David J. Will, Karl J. Campbell, Nick D. Holmes
Wildlife Research 41 (6), 499-509, (4 March 2015) https://doi.org/10.1071/WR13178
Context. Worldwide, invasive vertebrate eradication campaigns are increasing in scale and complexity, requiring improved decision making tools to achieve and validate success. For managers of these campaigns, gaining access to timely summaries of field data can increase cost-efficiency and the likelihood of success, particularly for successive control-event style eradications. Conventional data collection techniques can be time intensive and burdensome to process. Recent advances in digital tools can reduce the time required to collect and process field information. Through timely analysis, efficiently collected data can inform decision making for managers both tactically, such as where to prioritise search effort, and strategically, such as when to transition from the eradication phase to confirmation monitoring.
Aims.
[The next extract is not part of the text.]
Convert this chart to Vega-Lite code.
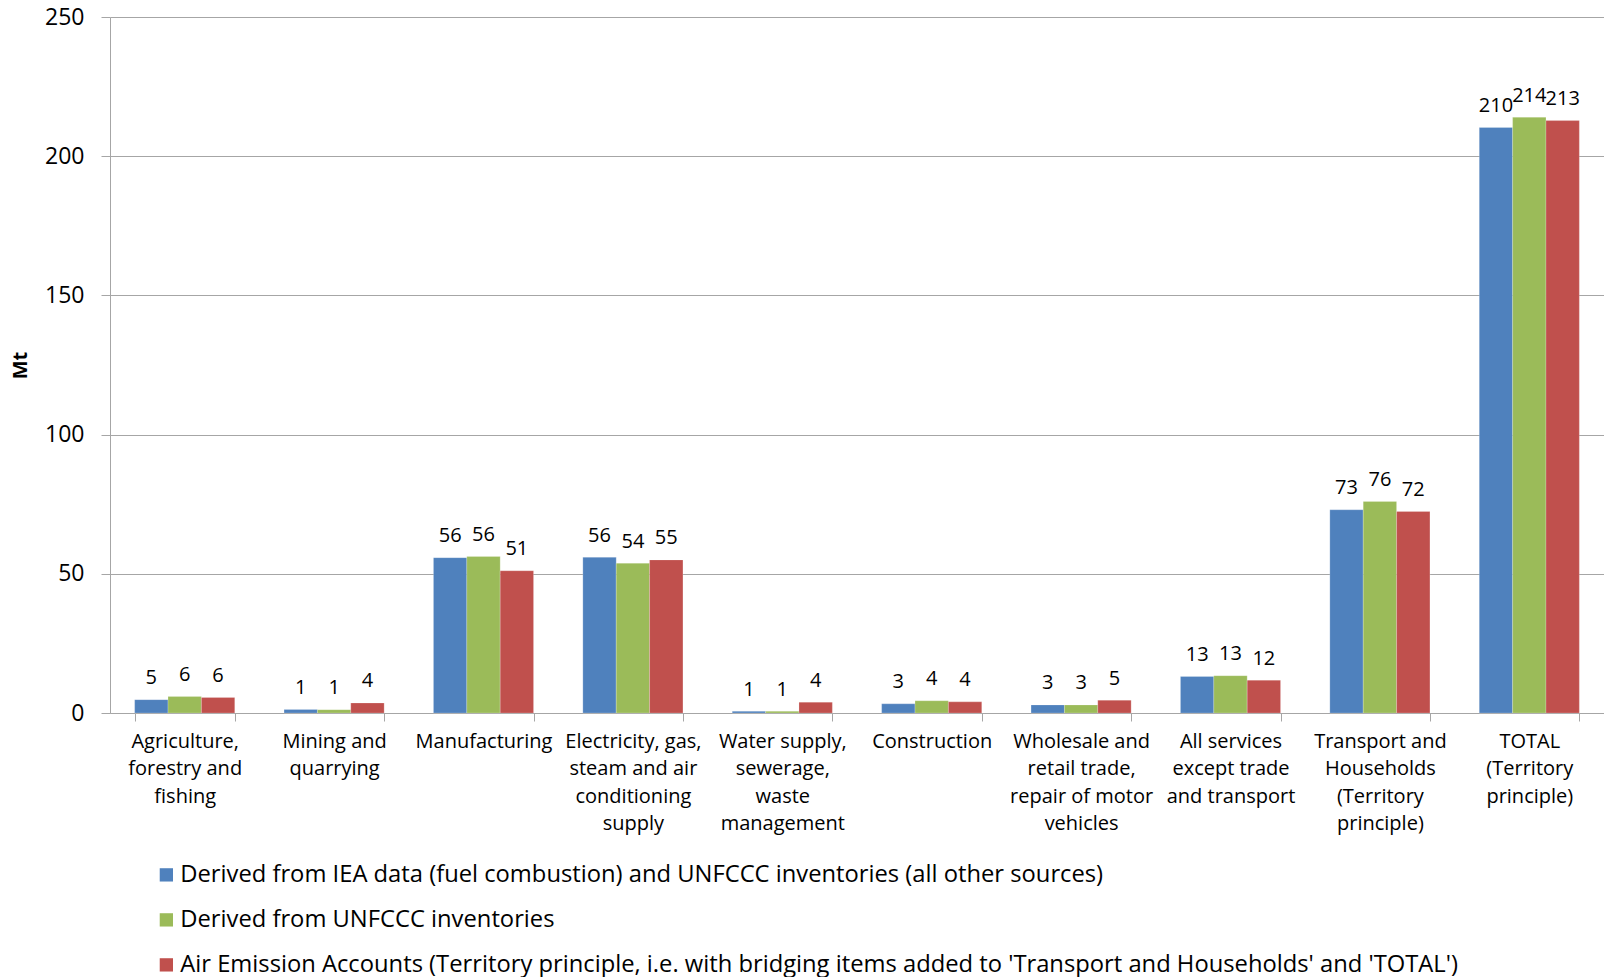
{
  "$schema": "https://vega.github.io/schema/vega-lite/v6.json",
  "width": 1494,
  "height": 696,
  "autosize": {"type": "none"},
  "padding": {"left": 110, "top": 17, "right": 0, "bottom": 264},
  "background": "white",
  "config": {
    "view": {"stroke": null},
    "font": "Open Sans",
    "text": {"font": "Open Sans", "color": "#000000"}
  },
  "data": {
    "values": [
      {"sector": "Agriculture,\nforestry and\nfishing", "source": "Derived from IEA data (fuel combustion) and UNFCCC inventories (all other sources)", "mt": 4.8},
      {"sector": "Agriculture,\nforestry and\nfishing", "source": "Derived from UNFCCC inventories", "mt": 5.9},
      {"sector": "Agriculture,\nforestry and\nfishing", "source": "Air Emission Accounts (Territory principle, i.e. with bridging items added to 'Transport and Households' and 'TOTAL')", "mt": 5.6},
      {"sector": "Mining and\nquarrying", "source": "Derived from IEA data (fuel combustion) and UNFCCC inventories (all other sources)", "mt": 1.3},
      {"sector": "Mining and\nquarrying", "source": "Derived from UNFCCC inventories", "mt": 1.2},
      {"sector": "Mining and\nquarrying", "source": "Air Emission Accounts (Territory principle, i.e. with bridging items added to 'Transport and Households' and 'TOTAL')", "mt": 3.6},
      {"sector": "Manufacturing", "source": "Derived from IEA data (fuel combustion) and UNFCCC inventories (all other sources)", "mt": 55.8},
      {"sector": "Manufacturing", "source": "Derived from UNFCCC inventories", "mt": 56.2},
      {"sector": "Manufacturing", "source": "Air Emission Accounts (Territory principle, i.e. with bridging items added to 'Transport and Households' and 'TOTAL')", "mt": 51.1},
      {"sector": "Electricity, gas,\nsteam and air\nconditioning\nsupply", "source": "Derived from IEA data (fuel combustion) and UNFCCC inventories (all other sources)", "mt": 55.9},
      {"sector": "Electricity, gas,\nsteam and air\nconditioning\nsupply", "source": "Derived from UNFCCC inventories", "mt": 53.8},
      {"sector": "Electricity, gas,\nsteam and air\nconditioning\nsupply", "source": "Air Emission Accounts (Territory principle, i.e. with bridging items added to 'Transport and Households' and 'TOTAL')", "mt": 55.0},
      {"sector": "Water supply,\nsewerage,\nwaste\nmanagement", "source": "Derived from IEA data (fuel combustion) and UNFCCC inventories (all other sources)", "mt": 0.6},
      {"sector": "Water supply,\nsewerage,\nwaste\nmanagement", "source": "Derived from UNFCCC inventories", "mt": 0.6},
      {"sector": "Water supply,\nsewerage,\nwaste\nmanagement", "source": "Air Emission Accounts (Territory principle, i.e. with bridging items added to 'Transport and Households' and 'TOTAL')", "mt": 3.9},
      {"sector": "Construction", "source": "Derived from IEA data (fuel combustion) and UNFCCC inventories (all other sources)", "mt": 3.3},
      {"sector": "Construction", "source": "Derived from UNFCCC inventories", "mt": 4.4},
      {"sector": "Construction", "source": "Air Emission Accounts (Territory principle, i.e. with bridging items added to 'Transport and Households' and 'TOTAL')", "mt": 4.0},
      {"sector": "Wholesale and\nretail trade,\nrepair of motor\nvehicles", "source": "Derived from IEA data (fuel combustion) and UNFCCC inventories (all other sources)", "mt": 2.9},
      {"sector": "Wholesale and\nretail trade,\nrepair of motor\nvehicles", "source": "Derived from UNFCCC inventories", "mt": 2.9},
      {"sector": "Wholesale and\nretail trade,\nrepair of motor\nvehicles", "source": "Air Emission Accounts (Territory principle, i.e. with bridging items added to 'Transport and Households' and 'TOTAL')", "mt": 4.6},
      {"sector": "All services\nexcept trade\nand transport", "source": "Derived from IEA data (fuel combustion) and UNFCCC inventories (all other sources)", "mt": 13.1},
      {"sector": "All services\nexcept trade\nand transport", "source": "Derived from UNFCCC inventories", "mt": 13.4},
      {"sector": "All services\nexcept trade\nand transport", "source": "Air Emission Accounts (Territory principle, i.e. with bridging items added to 'Transport and Households' and 'TOTAL')", "mt": 11.8},
      {"sector": "Transport and\nHouseholds\n(Territory\nprinciple)", "source": "Derived from IEA data (fuel combustion) and UNFCCC inventories (all other sources)", "mt": 73.0},
      {"sector": "Transport and\nHouseholds\n(Territory\nprinciple)", "source": "Derived from UNFCCC inventories", "mt": 76.0},
      {"sector": "Transport and\nHouseholds\n(Territory\nprinciple)", "source": "Air Emission Accounts (Territory principle, i.e. with bridging items added to 'Transport and Households' and 'TOTAL')", "mt": 72.4},
      {"sector": "TOTAL\n(Territory\nprinciple)", "source": "Derived from IEA data (fuel combustion) and UNFCCC inventories (all other sources)", "mt": 210.3},
      {"sector": "TOTAL\n(Territory\nprinciple)", "source": "Derived from UNFCCC inventories", "mt": 214.0},
      {"sector": "TOTAL\n(Territory\nprinciple)", "source": "Air Emission Accounts (Territory principle, i.e. with bridging items added to 'Transport and Households' and 'TOTAL')", "mt": 212.8}
    ]
  },
  "encoding": {
    "x": {
      "field": "sector",
      "type": "nominal",
      "sort": null,
      "scale": {"paddingInner": 0.33, "paddingOuter": 0.165},
      "axis": {
        "title": null,
        "labelAngle": 0,
        "labelExpr": "isString(datum.value) ? split(datum.value, '\\n') : ''",
        "labelFont": "Open Sans",
        "labelFontSize": 20,
        "labelLineHeight": 27.6,
        "labelColor": "#000000",
        "labelPadding": 10,
        "labelBaseline": "top",
        "labelLimit": 0,
        "tickBand": "extent",
        "tickSize": 8,
        "tickColor": "#a6a6a6",
        "domainColor": "#a6a6a6",
        "grid": false
      }
    },
    "xOffset": {
      "field": "source",
      "type": "nominal",
      "sort": [
        "Derived from IEA data (fuel combustion) and UNFCCC inventories (all other sources)",
        "Derived from UNFCCC inventories",
        "Air Emission Accounts (Territory principle, i.e. with bridging items added to 'Transport and Households' and 'TOTAL')"
      ],
      "scale": {"paddingInner": 0, "paddingOuter": 0}
    },
    "y": {
      "field": "mt",
      "type": "quantitative",
      "scale": {"domain": [0, 250], "nice": false},
      "axis": {
        "values": [0, 50, 100, 150, 200, 250],
        "title": "Mt",
        "titleFont": "Open Sans",
        "titleFontSize": 20,
        "titleFontWeight": "bold",
        "titleColor": "#000000",
        "titleAngle": 270,
        "titleX": -90,
        "titleY": 348,
        "titleAlign": "center",
        "titleBaseline": "middle",
        "labelFont": "Open Sans",
        "labelFontSize": 23,
        "labelColor": "#000000",
        "labelPadding": 17,
        "tickSize": 9,
        "tickColor": "#a6a6a6",
        "domainColor": "#a6a6a6",
        "grid": true,
        "gridColor": "#a6a6a6",
        "gridWidth": 1
      }
    }
  },
  "layer": [
    {
      "mark": {"type": "bar", "stroke": "#ffffff", "strokeOpacity": 0.35, "strokeWidth": 0.6},
      "encoding": {
        "color": {
          "field": "source",
          "type": "nominal",
          "scale": {
            "domain": [
              "Derived from IEA data (fuel combustion) and UNFCCC inventories (all other sources)",
              "Derived from UNFCCC inventories",
              "Air Emission Accounts (Territory principle, i.e. with bridging items added to 'Transport and Households' and 'TOTAL')"
            ],
            "range": ["#4f81bd", "#9bbb59", "#c0504d"]
          },
          "legend": {
            "orient": "none",
            "legendX": 44.5,
            "legendY": 846,
            "direction": "vertical",
            "title": null,
            "padding": 0,
            "symbolType": "square",
            "symbolSize": 177,
            "symbolStrokeWidth": 0,
            "labelFont": "Open Sans",
            "labelFontSize": 23.75,
            "labelColor": "#000000",
            "labelOffset": 2,
            "labelLimit": 0,
            "rowPadding": 20
          }
        }
      }
    },
    {
      "mark": {"type": "text", "baseline": "alphabetic", "align": "center", "dy": -15.5, "fontSize": 20},
      "encoding": {
        "text": {"field": "mt", "type": "quantitative", "format": ".0f"}
      }
    }
  ]
}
We highlighted the advantages of using digital data collection tools, particularly the potential for reduced project costs through a decrease in effort and the ability to increase eradication efficiency by enabling explicit data-informed decision making.
Methods. We designed and utilised digital data collection tools, relational databases and a suite of analyses during two different eradication campaigns to inform management decisions: a feral cat eradication utilising trapping, and a rodent eradication using bait stations.
Key results. By using digital data collection during a 2-year long cat eradication, we experienced an 89% reduction in data collection effort and an estimated USD42 845 reduction in total costs compared with conventional paper methods. During a 2-month rodent bait station eradication, we experienced an 84% reduction in data collection effort and an estimated USD4525 increase in total costs.
Conclusions. Despite high initial capital costs, digital data collection systems provide increasing economics as the duration and scale of the campaign increases. Initial investments can be recouped by reusing equipment and software on subsequent projects, making digital data collection more cost-effective for programs contemplating multiple eradications.
Implications. With proper pre-planning, digital data collection systems can be integrated with quantitative models that generate timely forecasts of the effort required to remove all target animals and estimate the probability that eradication has been achieved to a desired level of confidence, thus improving decision making power and further reducing total project costs.